-- Start Material provided --

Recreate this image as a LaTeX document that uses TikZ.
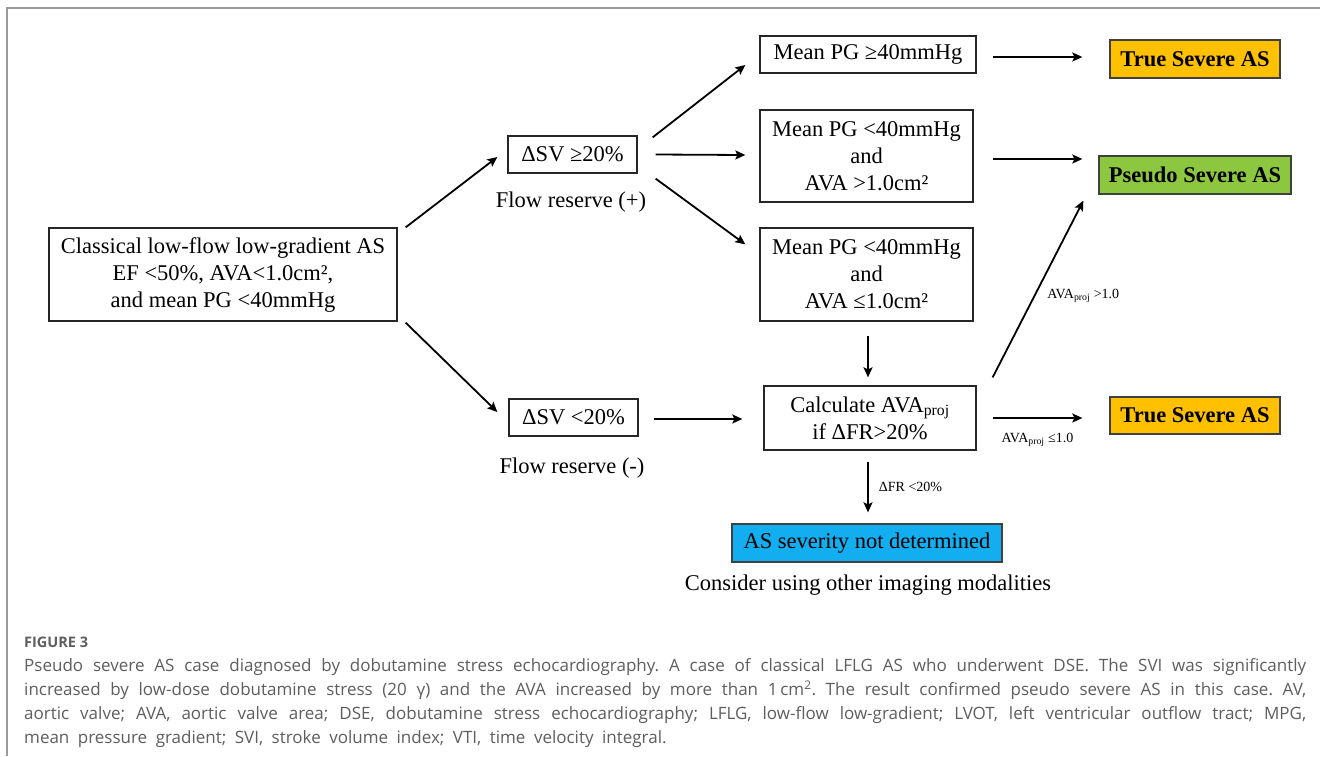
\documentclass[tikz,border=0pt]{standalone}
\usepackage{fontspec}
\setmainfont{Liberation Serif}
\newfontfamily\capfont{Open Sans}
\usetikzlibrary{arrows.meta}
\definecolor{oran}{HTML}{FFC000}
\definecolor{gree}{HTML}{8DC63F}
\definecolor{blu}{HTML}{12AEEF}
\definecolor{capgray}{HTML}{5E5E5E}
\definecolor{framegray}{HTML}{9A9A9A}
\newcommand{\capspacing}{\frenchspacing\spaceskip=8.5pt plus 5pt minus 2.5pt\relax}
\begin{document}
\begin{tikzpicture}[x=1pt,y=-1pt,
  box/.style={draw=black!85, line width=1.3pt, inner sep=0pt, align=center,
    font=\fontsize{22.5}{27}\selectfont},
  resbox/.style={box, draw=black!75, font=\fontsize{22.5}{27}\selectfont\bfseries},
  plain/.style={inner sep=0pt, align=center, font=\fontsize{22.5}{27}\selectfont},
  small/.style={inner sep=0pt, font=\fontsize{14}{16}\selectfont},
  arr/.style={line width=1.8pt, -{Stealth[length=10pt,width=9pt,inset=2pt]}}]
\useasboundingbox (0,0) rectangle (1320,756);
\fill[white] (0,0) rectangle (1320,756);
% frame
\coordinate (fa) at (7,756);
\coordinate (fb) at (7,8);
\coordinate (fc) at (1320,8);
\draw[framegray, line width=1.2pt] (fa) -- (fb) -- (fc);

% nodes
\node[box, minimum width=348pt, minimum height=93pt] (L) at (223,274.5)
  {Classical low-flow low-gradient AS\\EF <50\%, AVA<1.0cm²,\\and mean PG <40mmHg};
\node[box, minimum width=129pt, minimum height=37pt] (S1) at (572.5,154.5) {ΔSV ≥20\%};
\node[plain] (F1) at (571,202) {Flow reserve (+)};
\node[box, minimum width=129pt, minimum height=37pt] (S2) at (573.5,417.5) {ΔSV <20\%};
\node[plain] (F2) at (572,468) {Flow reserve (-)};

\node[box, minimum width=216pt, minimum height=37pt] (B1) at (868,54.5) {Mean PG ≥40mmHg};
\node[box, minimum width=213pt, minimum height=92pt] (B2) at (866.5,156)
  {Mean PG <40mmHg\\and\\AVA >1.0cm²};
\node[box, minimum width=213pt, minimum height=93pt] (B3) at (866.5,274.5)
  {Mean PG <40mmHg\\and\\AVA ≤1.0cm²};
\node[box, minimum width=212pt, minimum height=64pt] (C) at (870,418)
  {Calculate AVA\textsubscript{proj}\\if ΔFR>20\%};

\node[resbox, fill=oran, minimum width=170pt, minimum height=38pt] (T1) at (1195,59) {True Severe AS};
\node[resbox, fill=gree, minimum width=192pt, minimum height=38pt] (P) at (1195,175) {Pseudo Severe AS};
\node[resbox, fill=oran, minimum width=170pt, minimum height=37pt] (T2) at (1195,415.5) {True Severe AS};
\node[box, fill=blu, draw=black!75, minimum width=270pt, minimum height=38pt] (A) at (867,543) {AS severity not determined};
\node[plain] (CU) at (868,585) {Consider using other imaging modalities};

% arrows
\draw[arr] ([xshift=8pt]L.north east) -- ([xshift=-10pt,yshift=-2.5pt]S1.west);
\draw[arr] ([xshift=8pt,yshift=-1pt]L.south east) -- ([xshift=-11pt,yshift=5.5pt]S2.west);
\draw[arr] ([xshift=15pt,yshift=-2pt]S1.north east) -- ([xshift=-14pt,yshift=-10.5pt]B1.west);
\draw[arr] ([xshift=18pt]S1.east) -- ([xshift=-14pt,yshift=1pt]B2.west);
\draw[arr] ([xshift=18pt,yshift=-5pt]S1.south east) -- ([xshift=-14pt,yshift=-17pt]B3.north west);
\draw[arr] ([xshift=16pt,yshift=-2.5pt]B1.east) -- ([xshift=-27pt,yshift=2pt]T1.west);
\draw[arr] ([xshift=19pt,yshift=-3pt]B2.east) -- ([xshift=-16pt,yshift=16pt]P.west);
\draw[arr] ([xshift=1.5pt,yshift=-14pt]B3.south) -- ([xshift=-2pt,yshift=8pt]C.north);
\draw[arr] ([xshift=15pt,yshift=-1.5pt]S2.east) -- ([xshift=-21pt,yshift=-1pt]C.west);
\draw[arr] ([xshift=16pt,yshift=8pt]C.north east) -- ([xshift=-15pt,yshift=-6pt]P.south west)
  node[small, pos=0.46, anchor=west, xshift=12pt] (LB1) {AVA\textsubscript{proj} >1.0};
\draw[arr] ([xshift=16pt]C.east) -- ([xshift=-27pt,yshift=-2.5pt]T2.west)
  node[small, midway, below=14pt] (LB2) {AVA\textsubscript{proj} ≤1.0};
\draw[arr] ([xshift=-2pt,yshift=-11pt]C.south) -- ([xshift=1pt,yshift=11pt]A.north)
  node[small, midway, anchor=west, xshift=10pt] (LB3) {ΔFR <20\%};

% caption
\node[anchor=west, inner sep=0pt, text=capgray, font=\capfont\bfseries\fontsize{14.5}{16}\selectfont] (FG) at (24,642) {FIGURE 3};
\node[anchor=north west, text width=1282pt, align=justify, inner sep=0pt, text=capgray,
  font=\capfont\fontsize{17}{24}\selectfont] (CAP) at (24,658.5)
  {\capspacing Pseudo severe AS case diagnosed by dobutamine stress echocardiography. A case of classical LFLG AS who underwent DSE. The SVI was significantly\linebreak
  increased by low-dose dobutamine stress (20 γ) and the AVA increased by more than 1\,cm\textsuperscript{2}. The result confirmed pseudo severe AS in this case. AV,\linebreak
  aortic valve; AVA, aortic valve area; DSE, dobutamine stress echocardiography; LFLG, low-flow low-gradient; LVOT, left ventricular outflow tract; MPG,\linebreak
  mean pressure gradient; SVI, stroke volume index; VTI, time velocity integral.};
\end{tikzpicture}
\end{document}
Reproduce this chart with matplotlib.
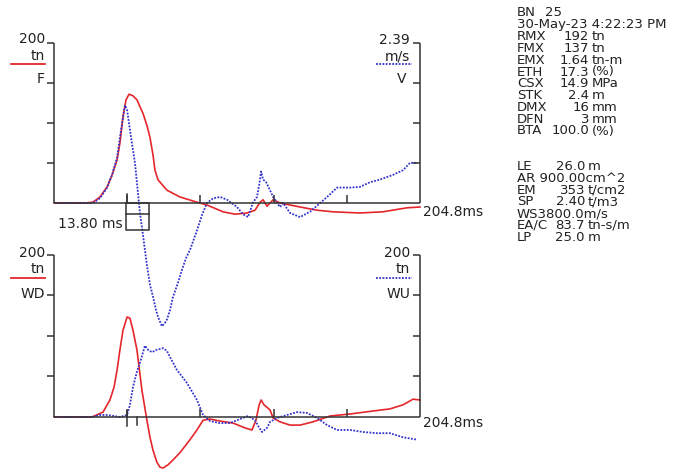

-- End Material provided --

| What to produce |
Repeat the material above in full and exactly, apart from the pictures.

| Complete response |
Recreate this image as a LaTeX document that uses TikZ.
\documentclass[tikz,border=0pt]{standalone}
\usepackage{fontspec}
\setmainfont{Liberation Serif}
\newfontfamily\capfont{Open Sans}
\usetikzlibrary{arrows.meta}
\definecolor{oran}{HTML}{FFC000}
\definecolor{gree}{HTML}{8DC63F}
\definecolor{blu}{HTML}{12AEEF}
\definecolor{capgray}{HTML}{5E5E5E}
\definecolor{framegray}{HTML}{9A9A9A}
\newcommand{\capspacing}{\frenchspacing\spaceskip=8.5pt plus 5pt minus 2.5pt\relax}
\begin{document}
\begin{tikzpicture}[x=1pt,y=-1pt,
  box/.style={draw=black!85, line width=1.3pt, inner sep=0pt, align=center,
    font=\fontsize{22.5}{27}\selectfont},
  resbox/.style={box, draw=black!75, font=\fontsize{22.5}{27}\selectfont\bfseries},
  plain/.style={inner sep=0pt, align=center, font=\fontsize{22.5}{27}\selectfont},
  small/.style={inner sep=0pt, font=\fontsize{14}{16}\selectfont},
  arr/.style={line width=1.8pt, -{Stealth[length=10pt,width=9pt,inset=2pt]}}]
\useasboundingbox (0,0) rectangle (1320,756);
\fill[white] (0,0) rectangle (1320,756);
% frame
\coordinate (fa) at (7,756);
\coordinate (fb) at (7,8);
\coordinate (fc) at (1320,8);
\draw[framegray, line width=1.2pt] (fa) -- (fb) -- (fc);

% nodes
\node[box, minimum width=348pt, minimum height=93pt] (L) at (223,274.5)
  {Classical low-flow low-gradient AS\\EF <50\%, AVA<1.0cm²,\\and mean PG <40mmHg};
\node[box, minimum width=129pt, minimum height=37pt] (S1) at (572.5,154.5) {ΔSV ≥20\%};
\node[plain] (F1) at (571,202) {Flow reserve (+)};
\node[box, minimum width=129pt, minimum height=37pt] (S2) at (573.5,417.5) {ΔSV <20\%};
\node[plain] (F2) at (572,468) {Flow reserve (-)};

\node[box, minimum width=216pt, minimum height=37pt] (B1) at (868,54.5) {Mean PG ≥40mmHg};
\node[box, minimum width=213pt, minimum height=92pt] (B2) at (866.5,156)
  {Mean PG <40mmHg\\and\\AVA >1.0cm²};
\node[box, minimum width=213pt, minimum height=93pt] (B3) at (866.5,274.5)
  {Mean PG <40mmHg\\and\\AVA ≤1.0cm²};
\node[box, minimum width=212pt, minimum height=64pt] (C) at (870,418)
  {Calculate AVA\textsubscript{proj}\\if ΔFR>20\%};

\node[resbox, fill=oran, minimum width=170pt, minimum height=38pt] (T1) at (1195,59) {True Severe AS};
\node[resbox, fill=gree, minimum width=192pt, minimum height=38pt] (P) at (1195,175) {Pseudo Severe AS};
\node[resbox, fill=oran, minimum width=170pt, minimum height=37pt] (T2) at (1195,415.5) {True Severe AS};
\node[box, fill=blu, draw=black!75, minimum width=270pt, minimum height=38pt] (A) at (867,543) {AS severity not determined};
\node[plain] (CU) at (868,585) {Consider using other imaging modalities};

% arrows
\draw[arr] ([xshift=8pt]L.north east) -- ([xshift=-10pt,yshift=-2.5pt]S1.west);
\draw[arr] ([xshift=8pt,yshift=-1pt]L.south east) -- ([xshift=-11pt,yshift=5.5pt]S2.west);
\draw[arr] ([xshift=15pt,yshift=-2pt]S1.north east) -- ([xshift=-14pt,yshift=-10.5pt]B1.west);
\draw[arr] ([xshift=18pt]S1.east) -- ([xshift=-14pt,yshift=1pt]B2.west);
\draw[arr] ([xshift=18pt,yshift=-5pt]S1.south east) -- ([xshift=-14pt,yshift=-17pt]B3.north west);
\draw[arr] ([xshift=16pt,yshift=-2.5pt]B1.east) -- ([xshift=-27pt,yshift=2pt]T1.west);
\draw[arr] ([xshift=19pt,yshift=-3pt]B2.east) -- ([xshift=-16pt,yshift=16pt]P.west);
\draw[arr] ([xshift=1.5pt,yshift=-14pt]B3.south) -- ([xshift=-2pt,yshift=8pt]C.north);
\draw[arr] ([xshift=15pt,yshift=-1.5pt]S2.east) -- ([xshift=-21pt,yshift=-1pt]C.west);
\draw[arr] ([xshift=16pt,yshift=8pt]C.north east) -- ([xshift=-15pt,yshift=-6pt]P.south west)
  node[small, pos=0.46, anchor=west, xshift=12pt] (LB1) {AVA\textsubscript{proj} >1.0};
\draw[arr] ([xshift=16pt]C.east) -- ([xshift=-27pt,yshift=-2.5pt]T2.west)
  node[small, midway, below=14pt] (LB2) {AVA\textsubscript{proj} ≤1.0};
\draw[arr] ([xshift=-2pt,yshift=-11pt]C.south) -- ([xshift=1pt,yshift=11pt]A.north)
  node[small, midway, anchor=west, xshift=10pt] (LB3) {ΔFR <20\%};

% caption
\node[anchor=west, inner sep=0pt, text=capgray, font=\capfont\bfseries\fontsize{14.5}{16}\selectfont] (FG) at (24,642) {FIGURE 3};
\node[anchor=north west, text width=1282pt, align=justify, inner sep=0pt, text=capgray,
  font=\capfont\fontsize{17}{24}\selectfont] (CAP) at (24,658.5)
  {\capspacing Pseudo severe AS case diagnosed by dobutamine stress echocardiography. A case of classical LFLG AS who underwent DSE. The SVI was significantly\linebreak
  increased by low-dose dobutamine stress (20 γ) and the AVA increased by more than 1\,cm\textsuperscript{2}. The result confirmed pseudo severe AS in this case. AV,\linebreak
  aortic valve; AVA, aortic valve area; DSE, dobutamine stress echocardiography; LFLG, low-flow low-gradient; LVOT, left ventricular outflow tract; MPG,\linebreak
  mean pressure gradient; SVI, stroke volume index; VTI, time velocity integral.};
\end{tikzpicture}
\end{document}
Reproduce this chart with matplotlib.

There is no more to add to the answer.